= Bottom dealing =

Sleight of hand card dealing technique

Bottom dealing or base dealing is a sleight of hand technique in which the bottom card from a deck of playing cards is dealt instead of the top card. It is used by magicians as a type of card illusion, and by card sharps and mechanics, and as a method of cheating in poker or other card games. The first reference of this move was published in 1553 by Baldassarre Castiglione. The first published guide to the bottom deal was published in 1902 by S. W. Erdnase.

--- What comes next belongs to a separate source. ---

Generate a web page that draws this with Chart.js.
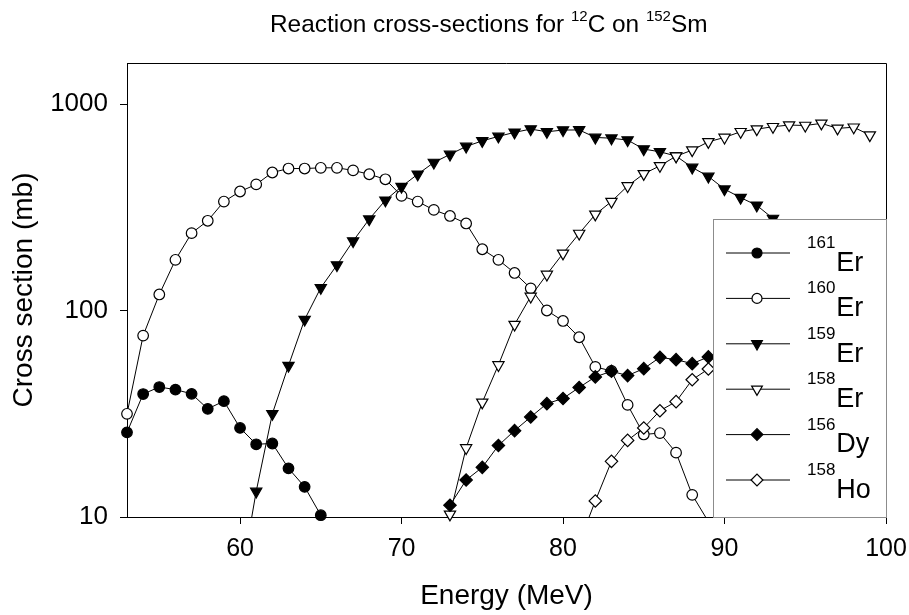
<!DOCTYPE html>
<html>
<head>
<meta charset="utf-8">
<script src="https://cdn.jsdelivr.net/npm/chart.js@4.4.1/dist/chart.umd.min.js"></script>
<style>
  body { margin: 0; background: #fff; }
  #wrap { position: relative; width: 909px; height: 615px; }
  #title { position: absolute; left: 270px; top: 10px; font: 24.4px "Liberation Sans", Arial, sans-serif; line-height: 28px; white-space: nowrap; color: #000; }
  #title sup { font-size: 15px; vertical-align: baseline; position: relative; top: -11px; }
</style>
</head>
<body>
<div id="wrap">
  <canvas id="chart" width="909" height="615"></canvas>
  <div id="title">Reaction cross-sections for <sup>12</sup>C on <sup>152</sup>Sm</div>
</div>
<script>
// energies (MeV) and cross sections (mb)
const energy161Er = [53, 54, 55, 56, 57, 58, 59, 60, 61, 62, 63, 64, 65];
const er161 = [25.7, 39.4, 42.6, 41.4, 39.5, 33.4, 36.4, 27.0, 22.5, 22.7, 17.2, 14.0, 10.2];

const energy160Er = [53, 54, 55, 56, 57, 58, 59, 60, 61, 62, 63, 64, 65, 66, 67, 68, 69, 70, 71,
  72, 73, 74, 75, 76, 77, 78, 79, 80, 81, 82, 83, 84, 85, 86, 87, 88, 89];
const er160 = [31.6, 75.6, 119.6, 176, 237, 272, 337, 377, 408, 466, 487, 487, 491, 491, 477, 457, 432, 359, 337,
  307, 287, 264, 198, 176, 152, 128, 100, 89, 74.2, 53.3, 51, 34.9, 25.1, 25.5, 20.5, 12.8, 9.5];

const energy159Er = [60, 61, 62, 63, 64, 65, 66, 67, 68, 69, 70, 71, 72, 73, 74, 75, 76, 77,
  78, 79, 80, 81, 82, 83, 84, 85, 86, 87, 88, 89, 90, 91, 92, 93, 94];
const er159 = [4.7, 13.3, 31.6, 54.1, 90.4, 128.9, 166, 217, 277, 342, 398, 457, 521, 570, 623, 663, 697, 729,
  756, 734, 748, 749, 689, 683, 669, 605, 587, 560, 493, 446, 387, 352, 323, 279, 245];

const energy158Er = [73, 74, 75, 76, 77, 78, 79, 80, 81, 82, 83, 84, 85, 86, 87, 88, 89, 90, 91,
  92, 93, 94, 95, 96, 97, 98, 99];
const er158 = [10.3, 21.6, 35.9, 54.5, 85.5, 117, 149.5, 189, 236, 292, 337, 401, 459, 502, 559, 598, 656, 689, 734,
  756, 776, 791, 787, 806, 762, 772, 707];

const energy156Dy = [73, 74, 75, 76, 77, 78, 79, 80, 81, 82, 83, 84, 85, 86, 87, 88, 89];
const dy156 = [11.4, 15.1, 17.4, 22.2, 26.2, 30.5, 35.4, 37.5, 42.4, 47.7, 50.8, 48.4, 52.3, 59.3, 57.8, 55.3, 59.6];

const energy158Ho = [81, 82, 83, 84, 85, 86, 87, 88, 89];
const ho158 = [7.5, 11.96, 18.6, 23.5, 27.0, 32.7, 36.2, 46.2, 52.1];

const legendMass = ['161', '160', '159', '158', '156', '158'];
const legendElem = ['Er', 'Er', 'Er', 'Er', 'Dy', 'Ho'];

const xTicks = [60, 70, 80, 90, 100];
const yTicks = [10, 100, 1000];
const xMin = 53, xMax = 100, yMin = 10, yMax = 1580;

const FONT = '"Liberation Sans", Arial, sans-serif';

const seriesList = [
  { x: energy161Er, y: er161, style: 'circle', radius: 5.3, rotation: 0, fill: '#000' },
  { x: energy160Er, y: er160, style: 'circle', radius: 5.3, rotation: 0, fill: '#fff' },
  { x: energy159Er, y: er159, style: 'triangle', radius: 6.5, rotation: 180, fill: '#000' },
  { x: energy158Er, y: er158, style: 'triangle', radius: 6.5, rotation: 180, fill: '#fff' },
  { x: energy156Dy, y: dy156, style: 'rectRot', radius: 6.2, rotation: 0, fill: '#000' },
  { x: energy158Ho, y: ho158, style: 'rectRot', radius: 6.2, rotation: 0, fill: '#fff' }
];

const datasets = [];
seriesList.forEach((s, i) => {
  const pts = s.x.map((e, k) => ({ x: e, y: s.y[k] }));
  // line, clipped to the plot
  datasets.push({
    data: pts, showLine: true, borderColor: '#000', borderWidth: 1,
    pointRadius: 0, clip: 0, order: 100 - 2 * i
  });
  // markers, not clipped
  datasets.push({
    data: pts.filter(p => p.y >= yMin), showLine: false,
    pointStyle: s.style, pointRadius: s.radius, pointRotation: s.rotation,
    pointBackgroundColor: s.fill, pointBorderColor: '#000', pointBorderWidth: 1.2,
    clip: false, order: 99 - 2 * i
  });
});

const framePlugin = {
  id: 'frame',
  beforeDatasetsDraw(chart) {
    const { ctx, chartArea: a } = chart;
    ctx.save();
    ctx.strokeStyle = '#000';
    ctx.lineWidth = 1;
    ctx.beginPath();
    ctx.moveTo(Math.round(a.left), Math.round(a.top) + 0.5);
    ctx.lineTo(Math.round(a.right) + 0.5, Math.round(a.top) + 0.5);
    ctx.lineTo(Math.round(a.right) + 0.5, Math.round(a.bottom));
    ctx.stroke();
    ctx.restore();
  }
};

const legendPlugin = {
  id: 'boxLegend',
  afterDatasetsDraw(chart) {
    const { ctx, chartArea: a } = chart;
    const x0 = Math.round(a.right) - 173, y0 = Math.round(a.top) + 156;
    const x1 = Math.round(a.right), y1 = Math.round(a.bottom);
    ctx.save();
    ctx.fillStyle = '#fff';
    ctx.fillRect(x0, y0, x1 - x0 + 1, y1 - y0 + 1);
    ctx.strokeStyle = '#8c8c8c';
    ctx.lineWidth = 1;
    ctx.strokeRect(x0 + 0.5, y0 + 0.5, x1 - x0, y1 - y0);

    seriesList.forEach((s, i) => {
      const y = y0 + 34 + i * 45.4;
      ctx.strokeStyle = '#000';
      ctx.lineWidth = 1;
      ctx.beginPath();
      ctx.moveTo(x0 + 13, y);
      ctx.lineTo(x0 + 77, y);
      ctx.stroke();
      ctx.fillStyle = s.fill;
      ctx.lineWidth = 1.2;
      Chart.helpers.drawPoint(ctx, { pointStyle: s.style, radius: s.radius - 0.3, rotation: s.rotation, borderWidth: 1.2 }, x0 + 44, y);

      ctx.fillStyle = '#000';
      ctx.textAlign = 'left';
      ctx.textBaseline = 'alphabetic';
      ctx.font = '17px ' + FONT;
      ctx.fillText(legendMass[i], x0 + 94, y - 5);
      const w = ctx.measureText(legendMass[i]).width;
      ctx.font = '27px ' + FONT;
      ctx.fillText(legendElem[i], x0 + 94 + w + 1, y + 17.7);
    });
    ctx.restore();
  }
};

new Chart(document.getElementById('chart'), {
  type: 'scatter',
  data: { datasets: datasets },
  options: {
    responsive: false,
    animation: false,
    events: [],
    layout: { padding: { left: 0, top: 63, right: 23, bottom: 0 } },
    plugins: {
      legend: { display: false },
      tooltip: { enabled: false },
      title: { display: false }
    },
    scales: {
      x: {
        type: 'linear',
        min: xMin,
        max: xMax,
        afterBuildTicks: axis => { axis.ticks = xTicks.map(v => ({ value: v })); },
        afterFit: axis => { axis.height = 98; axis.paddingLeft = 0; axis.paddingRight = 0; },
        grid: { drawOnChartArea: false, drawTicks: true, tickLength: 7, color: '#000' },
        border: { color: '#000', width: 1 },
        ticks: { color: '#000', padding: 10, maxRotation: 0, font: { family: FONT, size: 25 }, callback: v => String(v) },
        title: { display: true, text: 'Energy (MeV)', color: '#000', font: { family: FONT, size: 28 }, padding: { top: 0, bottom: 2 } }
      },
      y: {
        type: 'logarithmic',
        min: yMin,
        max: yMax,
        afterBuildTicks: axis => { axis.ticks = yTicks.map(v => ({ value: v })); },
        afterFit: axis => { axis.width = 127; axis.paddingTop = 0; axis.paddingBottom = 0; },
        grid: { drawOnChartArea: false, drawTicks: true, tickLength: 7, color: '#000' },
        border: { color: '#000', width: 1 },
        ticks: { color: '#000', padding: 12, font: { family: FONT, size: 26 }, callback: v => String(v) },
        title: { display: true, text: 'Cross section (mb)', color: '#000', font: { family: FONT, size: 28 }, padding: { top: 7, bottom: 0 } }
      }
    }
  },
  plugins: [framePlugin, legendPlugin]
});
</script>
</body>
</html>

There are several grips that can be used for bottom dealing, for example: A mechanic's grip, Erdnase Grip, Straddle Grip and Marlo Master Grip. There are two ways to bottom deal: Strike and Push-Off. In the push-off bottom deal, the dealer slides the top card partially off the deck as if to deal it, while under the cover of the top card, pushes the bottom card slightly out, which is then taken by the dominant hand. During a strike bottom deal, instead of the card being pushed out, the dominant hand just touches the bottom card and forces it out. The card is snapped away from the deck while the top card is reset.

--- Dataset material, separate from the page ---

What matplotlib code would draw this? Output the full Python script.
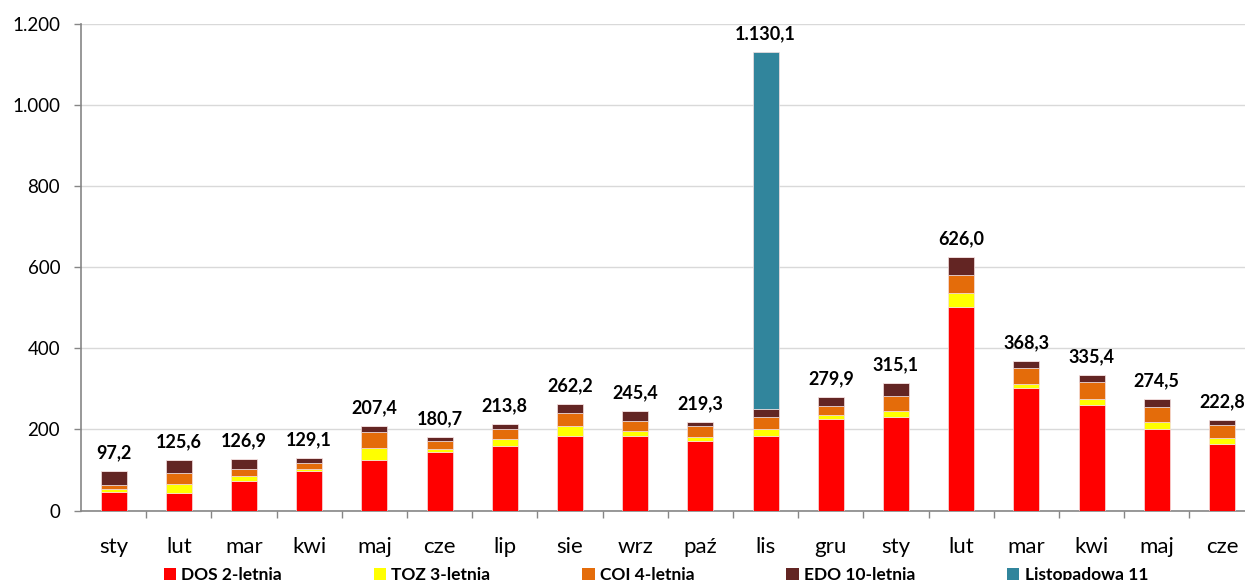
import numpy as np
import matplotlib.pyplot as plt
from matplotlib.ticker import FuncFormatter, FixedLocator
from matplotlib.patches import Patch

# --- Data (mln zł) ---
months = ['sty', 'lut', 'mar', 'kwi', 'maj', 'cze', 'lip', 'sie', 'wrz',
          'paź', 'lis', 'gru', 'sty', 'lut', 'mar', 'kwi', 'maj', 'cze']
dos = [44.5, 43.6, 72.0, 98.0, 125.7, 143.7, 160.0, 185.0, 183.0,
       171.0, 185.0, 225.5, 231.6, 502.7, 301.4, 259.5, 200.4, 164.6]
toz = [7.5, 22.4, 12.0, 5.5, 28.8, 9.0, 17.4, 23.0, 12.4,
       11.3, 17.0, 9.8, 14.8, 34.6, 11.6, 15.7, 17.2, 14.4]
coi = [10.0, 26.0, 19.0, 14.5, 38.5, 18.0, 24.6, 33.0, 26.4,
       27.0, 29.6, 23.4, 35.6, 44.3, 39.4, 42.8, 37.9, 33.0]
edo = [35.2, 33.6, 23.9, 11.1, 14.4, 10.0, 11.8, 21.2, 23.6,
       10.0, 19.4, 21.2, 33.1, 44.4, 15.9, 17.4, 19.0, 10.8]
lst = [0, 0, 0, 0, 0, 0, 0, 0, 0,
       0, 879.1, 0, 0, 0, 0, 0, 0, 0]

series = [
    ('DOS 2-letnia', dos, '#FF0000'),
    ('TOZ 3-letnia', toz, '#FFFF00'),
    ('COI 4-letnia', coi, '#E46C0A'),
    ('EDO 10-letnia', edo, '#632523'),
    ('Listopadowa 11', lst, '#31859C'),
]


def pl_num(v, dec=1):
    s = f'{v:,.{dec}f}'
    return s.replace(',', ' ').replace('.', ',').replace(' ', '.')


plt.rcParams['font.family'] = ['Lato', 'DejaVu Sans']

fig = plt.figure(figsize=(12.45, 5.8), dpi=100)
ax = fig.add_axes([0.0651, 0.1198, 0.9426, 0.8388])

x = np.arange(len(months))
bottom = np.zeros(len(months))
for name, vals, col in series:
    vals = np.array(vals, dtype=float)
    ax.bar(x, vals, width=0.4, bottom=bottom, color=col,
           edgecolor='#f4e0e0', linewidth=0.5, label=name, zorder=3)
    bottom += vals

# totals above bars
for xi, tot in zip(x, bottom):
    ax.annotate(pl_num(tot), (xi, tot), xytext=(0, 7), textcoords='offset points',
                ha='center', va='bottom', fontsize=13, fontweight='bold')

ax.set_xlim(-0.5, len(months) - 0.5)
ax.set_ylim(0, 1200)
ax.set_yticks(np.arange(0, 1201, 200))
ax.yaxis.set_major_formatter(FuncFormatter(lambda v, p: pl_num(v, 0)))
ax.grid(axis='y', color='#D9D9D9', linewidth=1, zorder=0)

ax.set_xticks(x)
ax.set_xticklabels(months)
ax.xaxis.set_minor_locator(FixedLocator(np.arange(0.5, len(months) - 0.5, 1)))
ax.tick_params(axis='x', which='major', length=0, pad=19, labelsize=16)
ax.tick_params(axis='x', which='minor', length=5, color='#868686', width=1)
ax.tick_params(axis='y', length=5, color='#868686', width=1, pad=10, labelsize=13.5)

for s in ['top', 'right']:
    ax.spines[s].set_visible(False)
for s in ['left', 'bottom']:
    ax.spines[s].set_color('#868686')
    ax.spines[s].set_linewidth(1.2)

handles = [Patch(facecolor=c, label=n) for n, _, c in series]
leg = fig.legend(handles=handles, loc='center left', bbox_to_anchor=(0.119, 0.008),
                 ncol=5, frameon=False, handlelength=0.7, handleheight=0.7,
                 handletextpad=0.3, columnspacing=5.3,
                 prop={'weight': 'bold', 'size': 12.5})

fig.savefig('out.png', dpi=100)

The bottom deal is easier to do when the deck is smaller in size, meaning that it has less than 52 cards. Thus, a cheater trying to better hide the bottom deal might do it with only a partial deck.

Unless the dealer is particularly skilled at bottom dealing, the technique produces a slightly different sound from standard dealing. Due to a lack of skill, the card being deal, or the one second from the bottom, might get stuck, sticking out of the deck. This is called a "hanger". Other issues that a bottom dealer that lacks skill might encounter are finger flutter and knuckle flashing. Knuckle flashing happens when, during a push-off bottom deal, the knuckles of the non-dominant hand show from beneath the deck, due to having moved to buckle the bottom card in order to push it out. Finger flutter is the motion of straightening out and tilting the fingers of the non-dominant hand downward in order to let the bottom card escape from the deck.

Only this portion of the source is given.